Posts Tagged ‘English’
Go ahead and admit it. You know you want to.
Thursday, January 5th, 2012Happy Thursday!
I had a strange little thought on my mind last night and since this is the place for random thoughts, there’s no better place to say it. Sometimes I think it’s difficult to admit to ourselves how we really feel in some situations. I don’t like speaking for others so I’ll only provide perspective from my experiences. I’ve had this problem in my life a few times before, where I was not only able to convince others I felt a certain way but myself as well.
I’m an example person so I’ll provide a story. When I was a freshman in college, I declared my major in Business. Business is practical, everyone said. You’ll get a great job, make great money with this major. Despite the fact that I enjoyed my required English class more than Intro to Financial Accounting, I often used the reasoning of a great corporate job (with the $$ to match) following graduation whenever asked why I picked my major. It was safe but deep down I was miserable. I hated going to accounting lectures and they might as well have been teaching the class in Italian because I didn’t understand any of it. I’d read novels for my literature class in one day but struggle through 2 pages of a chapter in my business book.
Fortunately sometime my sophomore year I couldn’t take any more. College was becoming mentally arduous because I was afraid to admit to myself that I really wanted to major in English and be a writer. I no longer cared that people thought I was wasting my money and time pursuing a major that wouldn’t necessarily lead to a high-paying job. Because if I really asked myself, that’s not what I cared about. I admit, I was so worried about fitting in and not disappointing anyone that I fooled myself into thinking I wanted to be a high-powered businesswoman.

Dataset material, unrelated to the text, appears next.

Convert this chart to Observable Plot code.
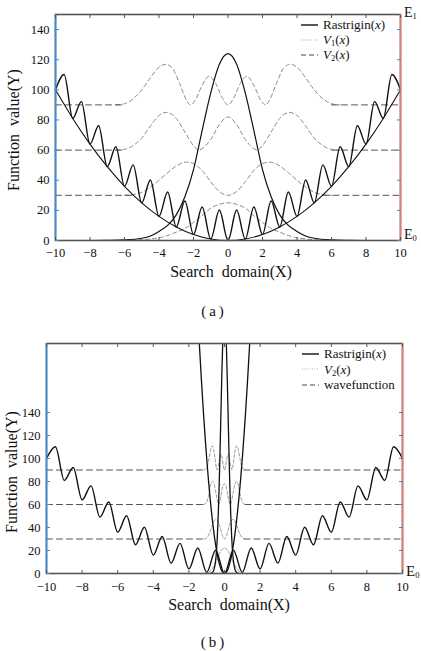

But why did this happen? Honestly I think it was a fear of stepping out of my comfort zone and defying expectations that had been thrust upon me.
There are other situations in which this feeling creeps up though. Whether it’s admitting deep down you don’t really like a person or even that you’re a tiny bit jealous or envious of someone. It’s basically admitting to yourself maybe you aren’t as nice as you think you are. Or that you’re a little insecure or vulnerable.
Anyway, like I said this was just a thought that crossed my mind and I thought here would be the perfect place to explore it. So I turn it over to you, have you ever had to do some serious thinking and admit to yourself what was really going on?